According to reports, the night before, Wright arrived at the team's hotel in full uniform.
No. 2) Sept. 13, 2018
Flanked by assistant GM John Ricco and co-owner Jeff Wilpon, Wright announced that he would be starting his first game with the Mets in over two years on Saturday, Sept. 29.
Rooting for this team takes a level of mental and emotional armor, patience and blind faith like no other experience I know in sports. The eye rolling, utter frustration and the constant slings and arrows at the team and us from the media and opposing (and crosstown) fans can come fast and furious. However, David has been our firewall. He was the guy that took the hit, gave us cover by making us proud, and provided hope that things would be better.
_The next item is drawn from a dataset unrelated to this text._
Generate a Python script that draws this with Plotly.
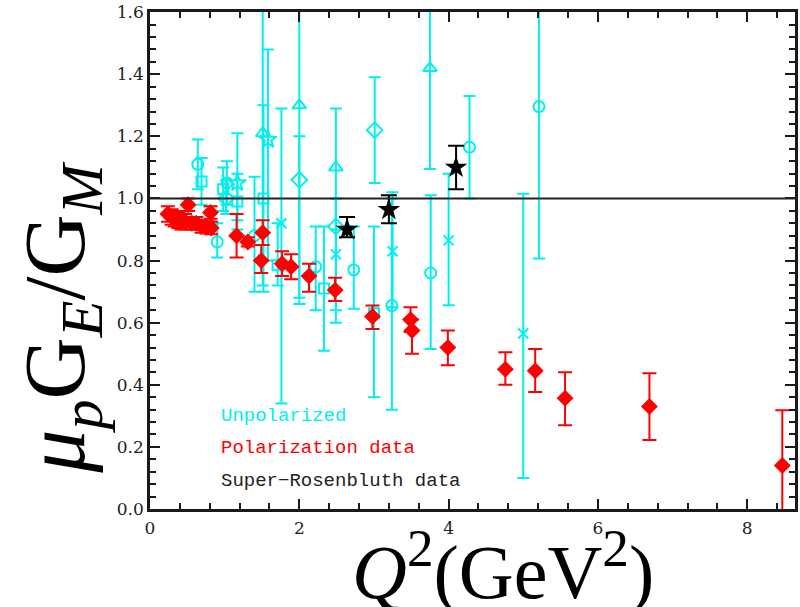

I know from talking with him this past year that when his tears dry it will reveal a tremendous sense of pride for what he accomplished by making it back and for the relationship he built with us.
No. 1) Oct. 30, 2015
In the days after each 2007 and 2008, and very often during the dark days of the following six seasons, Wright talked about worrying that he may have missed his chance to play in the World Series, which he viewed as the ultimate accomplishment. During his press conference announcing a contract extension that more or less guaranteed he would play his entire career with the Mets, he promised the organization and Mets fans that he would eventually get them to the Fall Classic. In 2015, that goal was crossed off his to-do list.
To top it off, in his first at-bat during his first World Series game in Citi Field, Wright hit a two-run home run off Royals starting pitcher Yordano Ventura. The Mets won the game, 9-3. I attended every postseason game that season, sitting high above first base with my childhood friends. In the hundreds of games I have attended over the decades, the collective reaction from Mets fans to Wright's home run was one of the most amazing, emotionally charged moments I ever experienced.
In an interview I did with him a few months later, Wright told the most memorable moment at that point in his career was looking up at the team's fans in the stands before the first pitch of Game 3.